Exercise directions ▸ Pictures excluded, return the lines below from the first through the line holding "(1065,174) -- cycle;".

Data shown ▸
• • • •

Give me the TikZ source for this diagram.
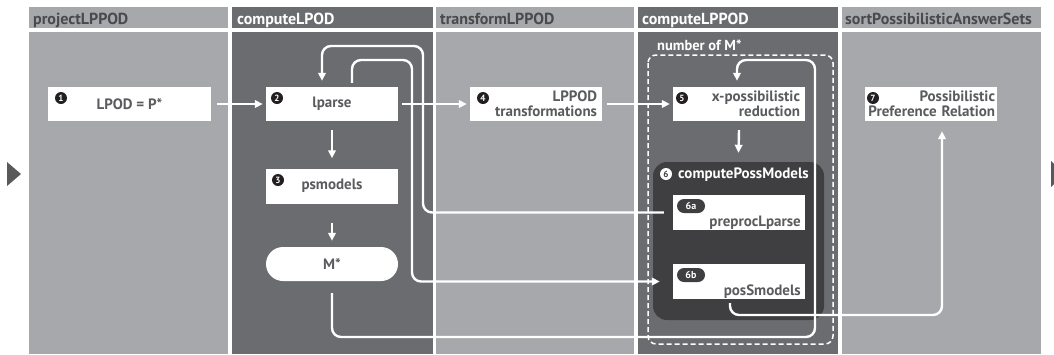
\documentclass[tikz,border=0pt]{standalone}
\usepackage{fontspec}
\setmainfont{PT Sans}
\usetikzlibrary{arrows.meta}
\definecolor{panelL}{HTML}{A7A8AB}
\definecolor{panelD}{HTML}{6B6C70}
\definecolor{boxD}{HTML}{3F3F41}
\definecolor{ink}{HTML}{5A5B5E}
\definecolor{hdrink}{HTML}{4A4A4D}
\definecolor{numc}{HTML}{231F20}
\definecolor{tric}{HTML}{58595B}

\begin{document}
\begin{tikzpicture}[x=1pt,y=-1pt,
  box/.style={fill=white, inner sep=0pt, minimum width=132, minimum height=34,
    font=\bfseries\fontsize{15}{15}\selectfont, text=ink},
  rbox/.style={box, text width=122, align=right},
  num/.style={circle, fill=numc, text=white, inner sep=0pt, minimum size=12,
    font=\bfseries\fontsize{9}{9}\selectfont},
  pill/.style={fill=boxD, rounded corners=7, minimum width=28, minimum height=14,
    inner sep=0pt, text=white, font=\bfseries\fontsize{10}{10}\selectfont},
  lbl/.style={inner sep=0pt, text=ink, font=\bfseries\fontsize{15}{15}\selectfont},
  hdr/.style={anchor=base west, inner sep=0pt, font=\bfseries\fontsize{16}{16}\selectfont},
  wire/.style={draw=white, line width=2.4pt, rounded corners=9},
  conn/.style={wire, -{Triangle[length=8pt,width=7.5pt]}},
]
\useasboundingbox (0,0) rectangle (1054,354);
\clip (0,0) rectangle (1054,354);

% column panels and headers
\fill[panelL] (29,7) rectangle (228,28);   \fill[panelL] (29,32) rectangle (228,354);
\fill[panelD] (232,7) rectangle (433,28);  \fill[panelD] (232,32) rectangle (433,354);
\fill[panelL] (436,7) rectangle (634,28);  \fill[panelL] (436,32) rectangle (634,354);
\fill[panelD] (638,7) rectangle (838,28);  \fill[panelD] (638,32) rectangle (838,354);
\fill[panelL] (842,7) rectangle (1041,28); \fill[panelL] (842,32) rectangle (1041,354);

\node[hdr, text=hdrink] (h1) at (33,24.5) {projectLPPOD};
\node[hdr, text=white]  (h2) at (237,24.5) {computeLPOD};
\node[hdr, text=hdrink] (h3) at (440,24.5) {transformLPPOD};
\node[hdr, text=white]  (h4) at (642,24.5) {computeLPPOD};
\node[hdr, text=hdrink] (h5) at (845,24.5) {sortPossibilisticAnswerSets};

% side markers
\fill[tric] (7,162) -- (7,186) -- (21,174) -- cycle;
\fill[tric] (1051,161) -- (1051,187) -- (1065,174) -- cycle;

% iteration frame
\draw[white, line width=1.5pt, dash pattern=on 5pt off 3pt, rounded corners=8]
  (648,55) rectangle (833,344);
\node[hdr, text=white, font=\bfseries\fontsize{14.5}{14.5}\selectfont] (nm) at (657,50) {number of M*};

% computePossModels block
\node[fill=boxD, rounded corners=14, minimum width=171, minimum height=158, inner sep=0pt]
  (cpm) at (738.5,241) {};
\node[circle, fill=white, text=boxD, inner sep=0pt, minimum size=12,
  font=\bfseries\fontsize{9}{9}\selectfont] (c6) at (666,174) {6};
\node[hdr, text=white, font=\bfseries\fontsize{15}{15}\selectfont] (cpmt) at (678,178.5) {computePossModels};

% process boxes
\node[box, minimum width=163] (n1) at (129.5,104) {LPOD = P*};
\node[box] (n2) at (332,104) {lparse};
\node[box, minimum height=35] (n3) at (332,186) {psmodels};
\node[box, rounded corners=17] (ms) at (332,264) {M*};
\node[rbox] (n4) at (536,104) {LPPOD\\transformations};
\node[rbox] (n5) at (739,104) {x-possibilistic\\reduction};
\node[box, text width=128, align=right] (n7) at (931,104) {Possibilistic\\Preference Relation};

\node[box, minimum height=35] (p6a) at (739,212.5) {};
\node[box, minimum height=35] (p6b) at (739,281.5) {};
\node[lbl, anchor=base east] (t6a) at (801,226) {preprocLparse};
\node[lbl, anchor=base east] (t6b) at (801,295) {posSmodels};
\node[pill] (b6a) at (691,206) {6a};
\node[pill] (b6b) at (691,275) {6b};

% step numbers
\node[num] (k1) at (61,98) {1};
\node[num] (k2) at (277,98) {2};
\node[num] (k3) at (278,180) {3};
\node[num] (k4) at (483,98) {4};
\node[num] (k5) at (682,98) {5};
\node[num] (k7) at (873,98) {7};

% feedback loops
\draw[conn] ([xshift=-9pt]p6a.west) -| (423,46) -| ([xshift=-10pt,yshift=6pt]n2.north);
\draw[conn] ([xshift=20pt,yshift=4pt]n2.north) |- (412,60) |- ([xshift=-13pt]p6b.west);
\draw[conn] ([yshift=-12pt]ms.south) |- (815,337) |- (737,60) -- ([xshift=-2pt,yshift=6pt]n5.north);
\draw[conn] ([xshift=-9pt,yshift=-4pt]p6b.south) |- (942,315) -- ([xshift=11pt,yshift=-10pt]n7.south);

% main flow
\draw[conn] ([xshift=6pt]n1.east) -- ([xshift=-3pt]n2.west);
\draw[conn] ([xshift=4pt]n2.east) -- ([xshift=-3pt]n4.west);
\draw[conn] ([xshift=5pt]n4.east) -- ([xshift=-3pt]n5.west);
\draw[conn] ([yshift=-9pt]n2.south) -- ([yshift=10pt]n3.north);
\draw[conn] ([yshift=-19pt]n3.south) -- ([yshift=6pt]ms.north);
\draw[conn] ([yshift=-9pt]n5.south) -- ([yshift=9pt]cpm.north);
\end{tikzpicture}
\end{document}
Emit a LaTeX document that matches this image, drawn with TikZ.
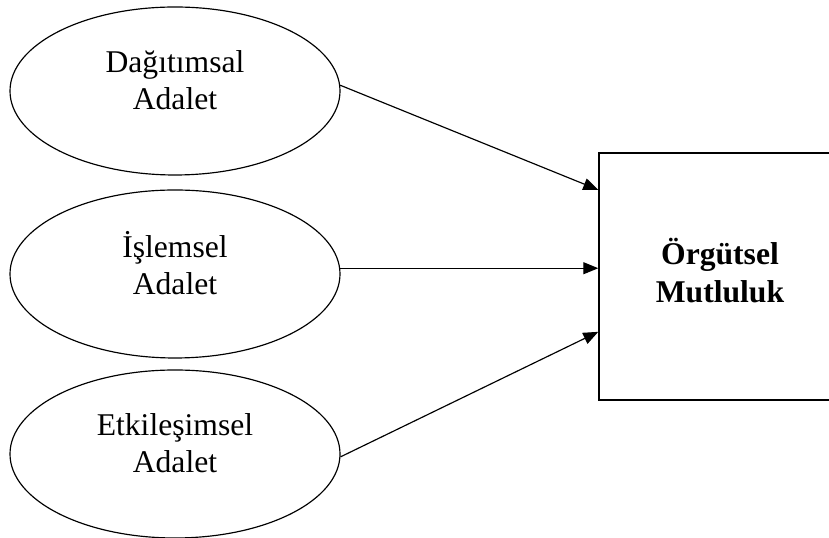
\documentclass[tikz,border=0pt]{standalone}
\usepackage{fontspec}
\setmainfont{Liberation Serif}
\usetikzlibrary{shapes.geometric,arrows.meta}

\begin{document}
\begin{tikzpicture}[
  oval/.style={draw,ellipse,line width=1pt,minimum width=9.9cm,minimum height=5.04cm,align=center,text depth=0.65cm,font=\fontsize{27}{32}\selectfont},
  outcome/.style={draw,rectangle,line width=1.2pt,minimum width=7.26cm,minimum height=7.41cm,align=center,text depth=0.36cm,font=\fontsize{27}{32}\selectfont\bfseries},
  link/.style={-{Triangle[length=0.45cm,width=0.36cm]},line width=1pt}]
  \useasboundingbox (0,0) rectangle (24.87,16.14);
  \node[oval] (dagitim) at (5.25,13.41) {Dağıtımsal\\Adalet};
  \node[oval] (islem) at (5.25,7.92) {İşlemsel\\Adalet};
  \node[oval] (etkilesim) at (5.25,2.52) {Etkileşimsel\\Adalet};
  \node[outcome] (mutluluk) at (21.6,7.845) {Örgütsel\\Mutluluk};
  \draw[link] (dagitim.2) -- ([yshift=2.6cm]mutluluk.west);
  \draw[link] (islem.2.5) -- (islem.2.5 -| mutluluk.west);
  \draw[link] (etkilesim.-1) -- ([yshift=-1.66cm]mutluluk.west);
\end{tikzpicture}
\end{document}
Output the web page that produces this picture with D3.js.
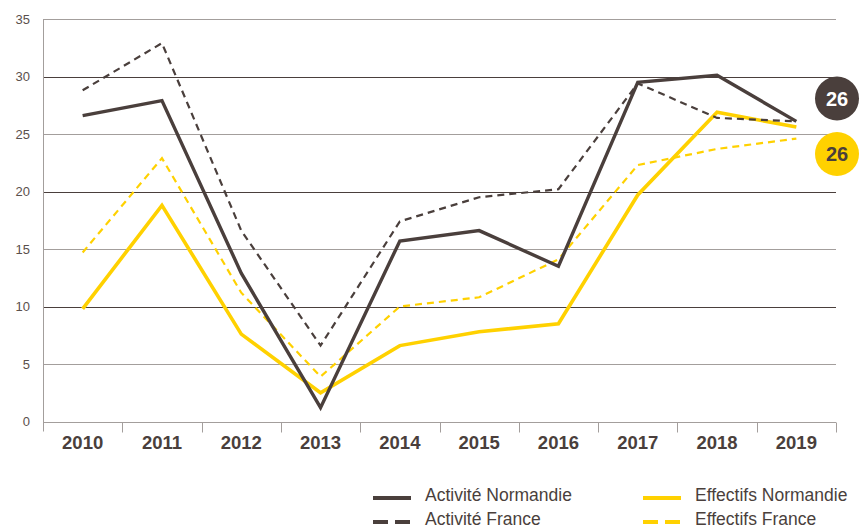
<!DOCTYPE html>
<html>
<head>
<meta charset="utf-8">
<script src="https://cdn.jsdelivr.net/npm/d3@7"></script>
<style>
  body { margin: 0; background: #fff; }
  svg { display: block; font-family: "Liberation Sans", Arial, sans-serif; }
</style>
</head>
<body>
<div id="chart"></div>
<script>
// data
var years = [2010, 2011, 2012, 2013, 2014, 2015, 2016, 2017, 2018, 2019];
var activiteNormandie = [26.6, 27.9, 12.9, 1.2, 15.7, 16.6, 13.5, 29.5, 30.1, 26.1];
var activiteFrance = [28.8, 32.9, 16.6, 6.6, 17.4, 19.5, 20.2, 29.4, 26.4, 26.1];
var effectifsNormandie = [9.8, 18.8, 7.6, 2.5, 6.6, 7.8, 8.5, 19.7, 26.9, 25.6];
var effectifsFrance = [14.7, 22.9, 11.2, 3.9, 10.0, 10.8, 14.1, 22.3, 23.7, 24.6];
var yTicks = [0, 5, 10, 15, 20, 25, 30, 35];
var badgeLabels = ["26", "26"];

var dark = "#4a3f3c", grey = "#a39e9c", yellow = "#ffd100";

var width = 861, height = 530;
var svg = d3.select("#chart").append("svg").attr("width", width).attr("height", height);

var x = d3.scaleBand().domain(years).range([43, 836]).padding(0);
var y = d3.scaleLinear().domain([0, 35]).range([421.5, 19]);

// grid lines, alternating dark / grey
svg.append("g").selectAll("line").data(yTicks.slice(1)).join("line")
    .attr("x1", 43).attr("x2", 836)
    .attr("y1", function (d) { return Math.round(y(d)) + 0.5; })
    .attr("y2", function (d) { return Math.round(y(d)) + 0.5; })
    .attr("stroke", function (d) { return d % 10 == 0 ? dark : grey; })
    .attr("stroke-width", 1);

// y axis labels
var yAxis = svg.append("g").attr("transform", "translate(43,0)")
    .call(d3.axisLeft(y).tickValues(yTicks).tickSize(0).tickPadding(13));
yAxis.select(".domain").remove();
yAxis.selectAll("text").attr("font-size", 13).attr("fill", "#5a504c")
    .attr("font-family", "Liberation Sans, Arial, sans-serif");

// left axis line
svg.append("line").attr("x1", 43.5).attr("x2", 43.5).attr("y1", y(35)).attr("y2", y(0) + 10)
    .attr("stroke", grey).attr("stroke-width", 1);

// baseline + boundary ticks
var y0 = Math.round(y(0)) + 0.5;
svg.append("line").attr("x1", 43).attr("x2", 836).attr("y1", y0).attr("y2", y0)
    .attr("stroke", grey).attr("stroke-width", 1);
var bounds = years.map(function (d) { return x(d); }).concat([x(years[years.length - 1]) + x.bandwidth()]);
svg.append("g").selectAll("line").data(bounds.slice(1)).join("line")
    .attr("x1", function (d) { return Math.round(d) + 0.5; })
    .attr("x2", function (d) { return Math.round(d) + 0.5; })
    .attr("y1", y0).attr("y2", y0 + 10)
    .attr("stroke", grey).attr("stroke-width", 1);

// x axis labels
var xAxis = svg.append("g").attr("transform", "translate(0," + y(0) + ")")
    .call(d3.axisBottom(x).tickSize(0).tickPadding(14));
xAxis.select(".domain").remove();
xAxis.selectAll("text").attr("font-size", 18.5).attr("font-weight", "bold").attr("fill", dark)
    .attr("font-family", "Liberation Sans, Arial, sans-serif");

// series lines
var series = [
    { name: "Effectifs France", values: effectifsFrance, color: yellow, width: 2.2, dash: "7,5" },
    { name: "Effectifs Normandie", values: effectifsNormandie, color: yellow, width: 3.6, dash: null },
    { name: "Activité France", values: activiteFrance, color: dark, width: 2.2, dash: "7,5" },
    { name: "Activité Normandie", values: activiteNormandie, color: dark, width: 3.4, dash: null }
];
var line = d3.line()
    .x(function (d, i) { return x(years[i]) + x.bandwidth() / 2; })
    .y(function (d) { return y(d); });
svg.append("g").selectAll("path").data(series).join("path")
    .attr("d", function (s) { return line(s.values); })
    .attr("fill", "none")
    .attr("stroke", function (s) { return s.color; })
    .attr("stroke-width", function (s) { return s.width; })
    .attr("stroke-dasharray", function (s) { return s.dash; })
    .attr("stroke-linejoin", "miter");

// end badges
var badges = [
    { label: badgeLabels[0], fill: dark, text: "#fff", cy: 98.5 },
    { label: badgeLabels[1], fill: yellow, text: dark, cy: 154 }
];
var bx = x(years[years.length - 1]) + x.bandwidth() + 1;
var bg = svg.append("g").selectAll("g").data(badges).join("g")
    .attr("transform", function (d) { return "translate(" + bx + "," + d.cy + ")"; });
bg.append("circle").attr("r", 22).attr("fill", function (d) { return d.fill; });
bg.append("text").text(function (d) { return d.label; })
    .attr("text-anchor", "middle").attr("dy", "0.36em")
    .attr("font-size", 20).attr("font-weight", "bold")
    .attr("fill", function (d) { return d.text; });

// legend
var legendItems = [
    { name: "Activité Normandie", color: dark, dash: null, lx: 373, ly: 498 },
    { name: "Activité France", color: dark, dash: "15,7", lx: 373, ly: 522 },
    { name: "Effectifs Normandie", color: yellow, dash: null, lx: 643, ly: 498 },
    { name: "Effectifs France", color: yellow, dash: "15,7", lx: 643, ly: 522 }
];
var lg = svg.append("g").selectAll("g").data(legendItems).join("g")
    .attr("transform", function (d) { return "translate(" + d.lx + "," + d.ly + ")"; });
lg.append("line").attr("x1", 0).attr("x2", 38).attr("y1", 0).attr("y2", 0)
    .attr("stroke", function (d) { return d.color; })
    .attr("stroke-width", 4)
    .attr("stroke-dasharray", function (d) { return d.dash; });
lg.append("text").text(function (d) { return d.name; })
    .attr("x", 52).attr("y", 3)
    .attr("font-size", 17.5).attr("fill", dark);
</script>
</body>
</html>
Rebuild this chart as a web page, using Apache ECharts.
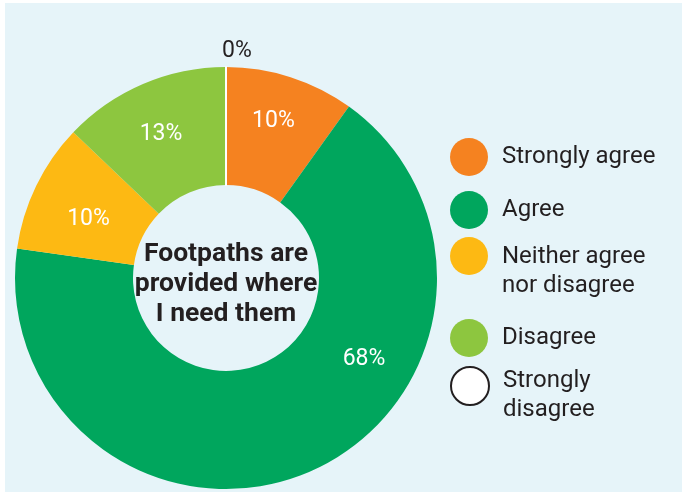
<!DOCTYPE html>
<html>
<head>
<meta charset="utf-8">
<script src="https://cdn.jsdelivr.net/npm/echarts@6/dist/echarts.min.js"></script>
<style>
  html, body { margin: 0; padding: 0; background: #ffffff; }
  #chart { width: 688px; height: 492px; }
</style>
</head>
<body>
<div id="chart"></div>
<script>
// Survey responses for one statement
const categories = ['Strongly agree', 'Agree', 'Neither agree\nnor disagree', 'Disagree', 'Strongly\ndisagree'];
const percentValues = [10, 68, 10, 13, 0];
const sliceColors = ['#f58220', '#00a65d', '#fdb913', '#8dc63f', '#ffffff'];
const centreTitle = 'Footpaths are\nprovided where\nI need them';

const CENTER = [226, 278];
const RADII = [93, 211];
const FONT = 'Roboto, "Noto Sans", sans-serif';
const INK = '#231f20';

// nudges for the in-ring percentage labels
const labelOffsets = [[0, -9], [77, -61], [2, 9], [-4, -1]];

// vertical placement of each legend row and the spacer above its text
const legendTops = [138, 191, 212, 319, 347.5];
const legendTextPadTop = [0, 0, 30, 0, 19];

const chart = echarts.init(document.getElementById('chart'), null, { renderer: 'canvas' });

const pieData = categories.map((name, i) => {
  const item = {
    name: name,
    value: percentValues[i],
    itemStyle: { color: sliceColors[i], borderWidth: 0 }
  };
  if (percentValues[i] === 0) {
    item.itemStyle = { color: sliceColors[i], borderColor: '#ffffff', borderWidth: 2 };
    item.label = { position: 'outside', color: INK, fontSize: 23 };
    item.labelLine = { show: false, length: 0, length2: 0 };
  }
  return item;
});

const legends = categories.map((name, i) => ({
  orient: 'vertical',
  left: 450,
  top: legendTops[i],
  padding: 0,
  selectedMode: false,
  icon: 'circle',
  itemWidth: 38,
  itemHeight: 38,
  data: [name],
  itemStyle: percentValues[i] === 0
    ? { color: '#ffffff', borderColor: INK, borderWidth: 2 }
    : { borderWidth: 0 },
  formatter: n => {
    const lines = n.split('\n').map(s => '{t|' + s + '}').join('\n');
    return legendTextPadTop[i] ? '{gap| }\n' + lines : lines;
  },
  textStyle: {
    fontFamily: FONT,
    fontSize: 24,
    lineHeight: 29,
    color: INK,
    padding: [0, 0, 0, 9],
    rich: {
      t: { fontFamily: FONT, fontSize: 24, lineHeight: 29, color: INK },
      gap: { fontSize: 8, lineHeight: legendTextPadTop[i] || 1 }
    }
  }
}));

const option = {
  animation: false,
  graphic: [
    {
      type: 'rect',
      z: -10,
      shape: { x: 5, y: 3, width: 677, height: 489 },
      style: { fill: '#e6f4f9' }
    },
    {
      type: 'text',
      z: 10,
      x: CENTER[0],
      y: CENTER[1] + 6,
      style: {
        text: centreTitle,
        align: 'center',
        verticalAlign: 'middle',
        fontFamily: FONT,
        fontSize: 26.5,
        fontWeight: 'bold',
        lineHeight: 30,
        fill: INK
      }
    }
  ],
  legend: legends,
  series: [
    {
      type: 'pie',
      center: CENTER,
      radius: RADII,
      startAngle: 90,
      clockwise: true,
      avoidLabelOverlap: false,
      silent: true,
      label: {
        show: true,
        position: 'inside',
        formatter: p => p.value + '%',
        color: '#ffffff',
        fontFamily: FONT,
        fontSize: 23
      },
      labelLine: { show: false },
      labelLayout: function (params) {
        const i = params.dataIndex;
        if (i < labelOffsets.length) {
          return { dx: labelOffsets[i][0], dy: labelOffsets[i][1] };
        }
        return {
          x: CENTER[0] + 11,
          y: CENTER[1] - RADII[1] - 16,
          align: 'center',
          verticalAlign: 'middle'
        };
      },
      data: pieData
    }
  ]
};

chart.setOption(option);
</script>
</body>
</html>
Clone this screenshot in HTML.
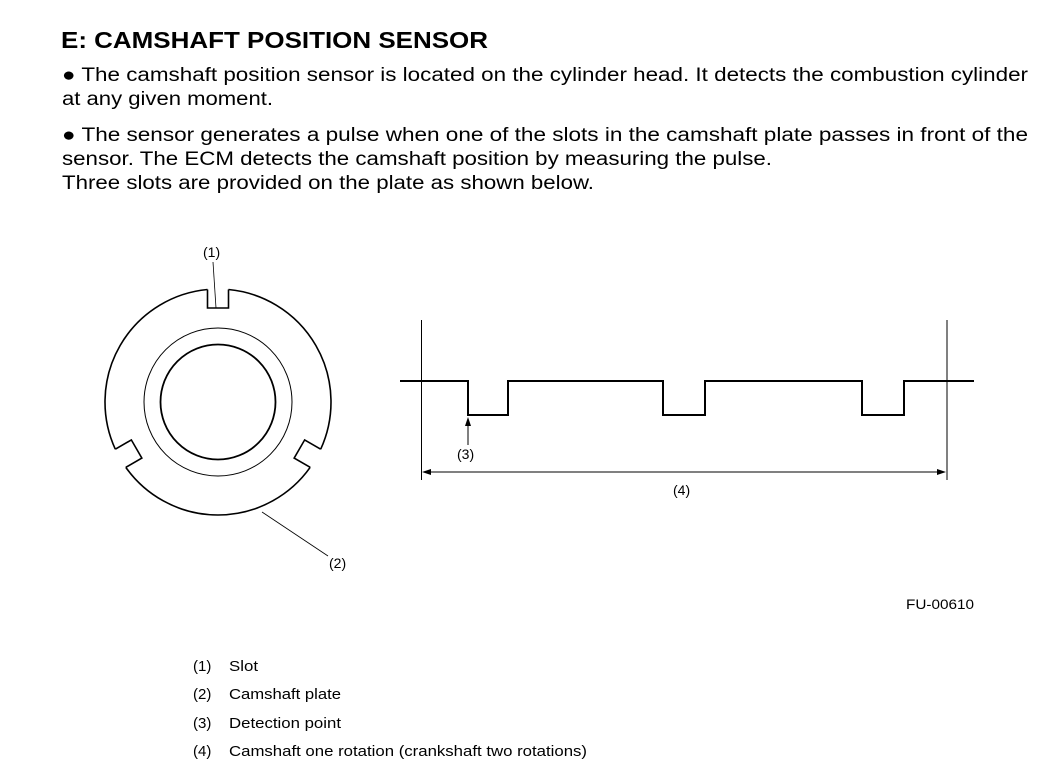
<!DOCTYPE html>
<html><head><meta charset="utf-8"><style>
html,body{margin:0;padding:0;background:#fff;}
svg{display:block;}
text{font-family:"Liberation Sans",Arial,sans-serif;fill:#000;}
</style></head><body>
<svg width="1046" height="772" viewBox="0 0 1046 772" xmlns="http://www.w3.org/2000/svg">
<text x="61" y="48" font-size="23" font-weight="bold" textLength="427" lengthAdjust="spacingAndGlyphs">E: CAMSHAFT POSITION SENSOR</text>
<g font-size="19">
<text x="62" y="81" textLength="966" lengthAdjust="spacingAndGlyphs">● The camshaft position sensor is located on the cylinder head. It detects the combustion cylinder</text>
<text x="62" y="105" textLength="211" lengthAdjust="spacingAndGlyphs">at any given moment.</text>
<text x="62" y="141" textLength="966" lengthAdjust="spacingAndGlyphs">● The sensor generates a pulse when one of the slots in the camshaft plate passes in front of the</text>
<text x="62" y="165" textLength="710" lengthAdjust="spacingAndGlyphs">sensor. The ECM detects the camshaft position by measuring the pulse.</text>
<text x="62" y="189" textLength="532" lengthAdjust="spacingAndGlyphs">Three slots are provided on the plate as shown below.</text>
</g>

<g transform="translate(218,402)" fill="none" stroke="#000">
  <circle r="74" stroke-width="1"/>
  <circle r="57.5" stroke-width="1.8"/>
  <g stroke-width="1.6">
    <g><path d="M10.5,-112.51 A113,113 0 0 1 102.69,47.16"/><path d="M-10.5,-112.51 L-10.5,-94 L10.5,-94 L10.5,-112.51"/></g>
    <g transform="rotate(120)"><path d="M10.5,-112.51 A113,113 0 0 1 102.69,47.16"/><path d="M-10.5,-112.51 L-10.5,-94 L10.5,-94 L10.5,-112.51"/></g>
    <g transform="rotate(240)"><path d="M10.5,-112.51 A113,113 0 0 1 102.69,47.16"/><path d="M-10.5,-112.51 L-10.5,-94 L10.5,-94 L10.5,-112.51"/></g>
  </g>
</g>
<line x1="213" y1="262" x2="216" y2="308" stroke="#000" stroke-width="0.8"/>
<line x1="262" y1="512" x2="328" y2="556" stroke="#000" stroke-width="0.8"/>
<g font-size="14">
<text x="203" y="257">(1)</text>
<text x="329" y="568">(2)</text>
<text x="457" y="459">(3)</text>
<text x="673" y="495">(4)</text>
<text x="906" y="609" textLength="68" lengthAdjust="spacingAndGlyphs">FU-00610</text>
</g>

<line x1="421.5" y1="320" x2="421.5" y2="480" stroke="#000" stroke-width="1"/>
<line x1="947" y1="320" x2="947" y2="480" stroke="#000" stroke-width="1"/>
<polyline fill="none" stroke="#000" stroke-width="2" points="400,381 468,381 468,415 508,415 508,381 663,381 663,415 705,415 705,381 862,381 862,415 904,415 904,381 974,381"/>
<line x1="468" y1="445" x2="468" y2="424" stroke="#000" stroke-width="1"/>
<polygon points="468,417 465,426 471,426" fill="#000"/>
<line x1="428" y1="472" x2="940" y2="472" stroke="#000" stroke-width="1"/>
<polygon points="422,472 431,469 431,475" fill="#000"/>
<polygon points="946,472 937,469 937,475" fill="#000"/>

<g font-size="15">
<text x="193" y="671">(1)</text><text x="229" y="671" textLength="29" lengthAdjust="spacingAndGlyphs">Slot</text>
<text x="193" y="699">(2)</text><text x="229" y="699" textLength="112" lengthAdjust="spacingAndGlyphs">Camshaft plate</text>
<text x="193" y="728">(3)</text><text x="229" y="728" textLength="112" lengthAdjust="spacingAndGlyphs">Detection point</text>
<text x="193" y="756">(4)</text><text x="229" y="756" textLength="358" lengthAdjust="spacingAndGlyphs">Camshaft one rotation (crankshaft two rotations)</text>
</g>
</svg>
</body></html>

• • • •

Solution to this exercise ▸
Give me the TikZ source for this diagram.
\documentclass[tikz,border=0pt]{standalone}
\usepackage{fontspec}
\setmainfont{PT Sans}
\usetikzlibrary{arrows.meta}
\definecolor{panelL}{HTML}{A7A8AB}
\definecolor{panelD}{HTML}{6B6C70}
\definecolor{boxD}{HTML}{3F3F41}
\definecolor{ink}{HTML}{5A5B5E}
\definecolor{hdrink}{HTML}{4A4A4D}
\definecolor{numc}{HTML}{231F20}
\definecolor{tric}{HTML}{58595B}

\begin{document}
\begin{tikzpicture}[x=1pt,y=-1pt,
  box/.style={fill=white, inner sep=0pt, minimum width=132, minimum height=34,
    font=\bfseries\fontsize{15}{15}\selectfont, text=ink},
  rbox/.style={box, text width=122, align=right},
  num/.style={circle, fill=numc, text=white, inner sep=0pt, minimum size=12,
    font=\bfseries\fontsize{9}{9}\selectfont},
  pill/.style={fill=boxD, rounded corners=7, minimum width=28, minimum height=14,
    inner sep=0pt, text=white, font=\bfseries\fontsize{10}{10}\selectfont},
  lbl/.style={inner sep=0pt, text=ink, font=\bfseries\fontsize{15}{15}\selectfont},
  hdr/.style={anchor=base west, inner sep=0pt, font=\bfseries\fontsize{16}{16}\selectfont},
  wire/.style={draw=white, line width=2.4pt, rounded corners=9},
  conn/.style={wire, -{Triangle[length=8pt,width=7.5pt]}},
]
\useasboundingbox (0,0) rectangle (1054,354);
\clip (0,0) rectangle (1054,354);

% column panels and headers
\fill[panelL] (29,7) rectangle (228,28);   \fill[panelL] (29,32) rectangle (228,354);
\fill[panelD] (232,7) rectangle (433,28);  \fill[panelD] (232,32) rectangle (433,354);
\fill[panelL] (436,7) rectangle (634,28);  \fill[panelL] (436,32) rectangle (634,354);
\fill[panelD] (638,7) rectangle (838,28);  \fill[panelD] (638,32) rectangle (838,354);
\fill[panelL] (842,7) rectangle (1041,28); \fill[panelL] (842,32) rectangle (1041,354);

\node[hdr, text=hdrink] (h1) at (33,24.5) {projectLPPOD};
\node[hdr, text=white]  (h2) at (237,24.5) {computeLPOD};
\node[hdr, text=hdrink] (h3) at (440,24.5) {transformLPPOD};
\node[hdr, text=white]  (h4) at (642,24.5) {computeLPPOD};
\node[hdr, text=hdrink] (h5) at (845,24.5) {sortPossibilisticAnswerSets};

% side markers
\fill[tric] (7,162) -- (7,186) -- (21,174) -- cycle;
\fill[tric] (1051,161) -- (1051,187) -- (1065,174) -- cycle;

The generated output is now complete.